Interestingly, due to my age, my first awareness that Lucille Ball was very, VERY funny was not in the series she’s most well-known for, and to which this ornament plays colourfully mischievous homage to, I Love Lucy, but in Here’s Lucy, which ran from 1968 to 1974, and which I devoured with alacrity anytime we were visiting my grandparents down in Sydney who had three, count e’m, THREE, TV channels and thus heaps more viewing choices. I was gloriously unaware for YEARS that I Love Lucy even existed, and while Here’s Lucy will always have my heart because it’s my Lucille Ball show, I can well see why people love the show that shot her into the televisual stratosphere. The number of scenes and lines of dialogue that have entered popular consciousness is massive and it is comedy at its absolute best, shiningly good not just in its robustly sharp and funny dialogue but in its love of slapstick which it does so very well.
Back in the day – when I had hair (though my niece is adamant I was always as bald as I am now) and dinosaurs quite likely roamed the Earth – Disney movies weren’t on streaming or DVD or even VHS. They’d just pop up on The Wonderful World of Disney every so often, or as a Sunday night movie feature where my family I, chips/crisps in hand, would watch with absolute abandon. One of my favourites, and I loved it so much I spent precious pocket money on the books, was 101 Dalmatians aka One Hundred and One Dalmatians, which came out in 1961, based on the book of the same (latter) name by Dodie Smith (published 1956) and which beguiled and terrified me in equal measure. I adored Pongo and Missis, and their owners, Mr and Mrs Dearly, and how happy they were with their family of puppies, but I was so afraid of Cruella de Vil who was as evil as evil could be, and who threatened all that cosy happiness the Dearly had created in their lovely home. Of course, it all ends happily and the Dearlys end up with more Dalmatians than they know what to do with, but oh the ride you went on to get there!
Boy, they loved their singing bands shows back in the 1960s and ’70s, and The Partridge Family, which ran from 1970-74, well and truly ride that musical wave. From the bouncy, happiness-inducing opening credits and sing to the bright bus, the show was a technicolour joy, and while there were ISSUES to be resolved, they were always resolved in a way that made you feel as if maybe life isn’t so intractably difficult to fix after all. It’s the bus, of course, that this ornament is based on and the moment I saw on one of my regular deep dives into eBay – Yes, I buy ornaments all year round; why do you ask, haha? – I had to have it. Honestly, just looking at this ornament makes me smile.
Daffy Duck is absolutely hilarious. Constantly bested by Bugs Bunny and really just about everyone with whom he comes in contact, Daffy is the archetypal foil for Bugs, Speedy Gonzales and Porky Pig and watching him explode with rage as his over-confident plans are bested yet again is the stuff perfect screwball comedy is made of.

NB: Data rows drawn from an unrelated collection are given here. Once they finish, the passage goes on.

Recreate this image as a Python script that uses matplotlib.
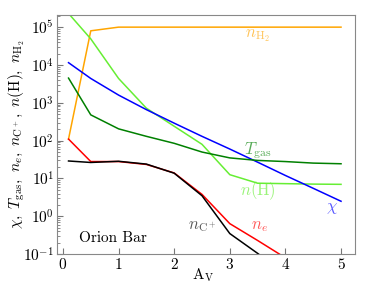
import numpy as np
import matplotlib
matplotlib.use("Agg")
import matplotlib.pyplot as plt
from matplotlib.ticker import FixedLocator, NullFormatter

plt.rcParams["font.family"] = "serif"
plt.rcParams["font.serif"] = ["cmr10", "DejaVu Serif"]
plt.rcParams["mathtext.fontset"] = "cm"
plt.rcParams["axes.formatter.use_mathtext"] = True

# visual extinction grid
av = [0.1, 0.5, 1.0, 1.5, 2.0, 2.5, 3.0, 3.5, 4.0, 4.5, 5.0]

chi   = [1.15e4, 4.4e3, 1.6e3, 660, 290, 130, 60, 27, 12, 5.5, 2.5]
t_gas = [4.5e3, 480, 205, 130, 85, 50, 35, 30, 28, 25.5, 24.5]
n_e   = [110, 28, 28, 23.5, 14, 3.8, 0.64, 0.23, 0.08, 0.03, 0.01]
n_cp  = [29, 26.5, 28.5, 24, 13.8, 3.5, 0.35, 0.105, 0.03, 0.01, 0.003]
n_h   = [2.3e5, 4.9e4, 4.4e3, 720, 240, 80, 12.6, 7.5, 7.3, 7.1, 7.0]
n_h2  = [110, 8e4, 1e5, 1e5, 1e5, 1e5, 1e5, 1e5, 1e5, 1e5, 1e5]

y_major = [1e-1, 1e0, 1e1, 1e2, 1e3, 1e4, 1e5]
y_labels = [r"$10^{-1}$", r"$10^{0}$", r"$10^{1}$", r"$10^{2}$",
            r"$10^{3}$", r"$10^{4}$", r"$10^{5}$"]
x_major = [0, 1, 2, 3, 4, 5]

C_CHI = "blue"
C_TGAS = "green"
C_NE = "red"
C_NCP = "black"
C_NH = "#66ee33"
C_NH2 = "orange"

fig = plt.figure(figsize=(3.74, 2.99), dpi=100)
ax = fig.add_axes([0.152, 0.150, 0.797, 0.800])

ax.plot(av, n_h2, color=C_NH2, lw=1.1)
ax.plot(av, n_h, color=C_NH, lw=1.1)
ax.plot(av, chi, color=C_CHI, lw=1.1)
ax.plot(av, t_gas, color=C_TGAS, lw=1.1)
ax.plot(av, n_e, color=C_NE, lw=1.1)
ax.plot(av, n_cp, color=C_NCP, lw=1.1)

ax.set_yscale("log")
ax.set_ylim(0.1, 2.1e5)
ax.set_xlim(-0.11, 5.25)
ax.set_xticks(x_major)
ax.set_yticks(y_major)
ax.set_yticklabels(y_labels)
minors = [m * d for d in y_major for m in range(2, 10) if m * d < 2.1e5]
ax.yaxis.set_minor_locator(FixedLocator(minors))
ax.yaxis.set_minor_formatter(NullFormatter())
ax.tick_params(which="both", direction="in", top=False, right=False,
               labelsize=11, color="#777777", pad=2)
ax.tick_params(which="major", length=4)
ax.tick_params(which="minor", length=2)
for s in ax.spines.values():
    s.set_color("#888888")

ax.set_xlabel(r"$\mathrm{A_V}$", fontsize=11)
ax.xaxis.set_label_coords(0.49, -0.05)
ax.set_ylabel(r"$\chi,\ T_{\rm gas},\ n_e,\ n_{\rm C^+},\ n({\rm H}),\ n_{\rm H_2}$",
              fontsize=11)
ax.yaxis.set_label_coords(-0.10, 0.5)

kw = dict(fontsize=12, ha="center", va="center", alpha=0.65)
ax.text(3.5, 6.1e4, r"$n_{\rm H_2}$", color=C_NH2, **kw)
ax.text(3.5, 55, r"$T_{\rm gas}$", color=C_TGAS, **kw)
ax.text(3.5, 4.8, r"$n({\rm H})$", color=C_NH, **kw)
ax.text(4.84, 1.6, r"$\chi$", color=C_CHI, **kw)
ax.text(3.53, 0.53, r"$n_e$", color=C_NE, **kw)
ax.text(2.5, 0.53, r"$n_{\rm C^+}$", color=C_NCP, **kw)
ax.text(0.9, 0.26, "Orion Bar", fontsize=11, ha="center", va="center")

fig.savefig("out.png", dpi=100)
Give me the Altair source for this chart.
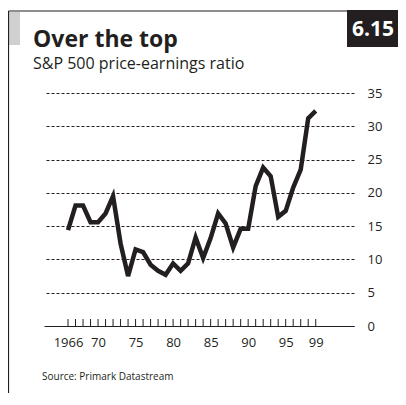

Created by animators Tex Avery and Bob Clampett, Daffy premiered in Porky’s Duck Hunt on 17 April 1937, quickly becoming a mainstay of the Looney Tunes and Merry Melodies cartoon series with 130 appearances, third only to Bugs (167) and Porky Pig (153). Sure, he’s cranky and irascible but he’s also a screwball joy and one of the reasons so many of the cartoons pop, and I love having him in yet another iteration on my tree (and yes, he’s also broken the just-one-ornament rule).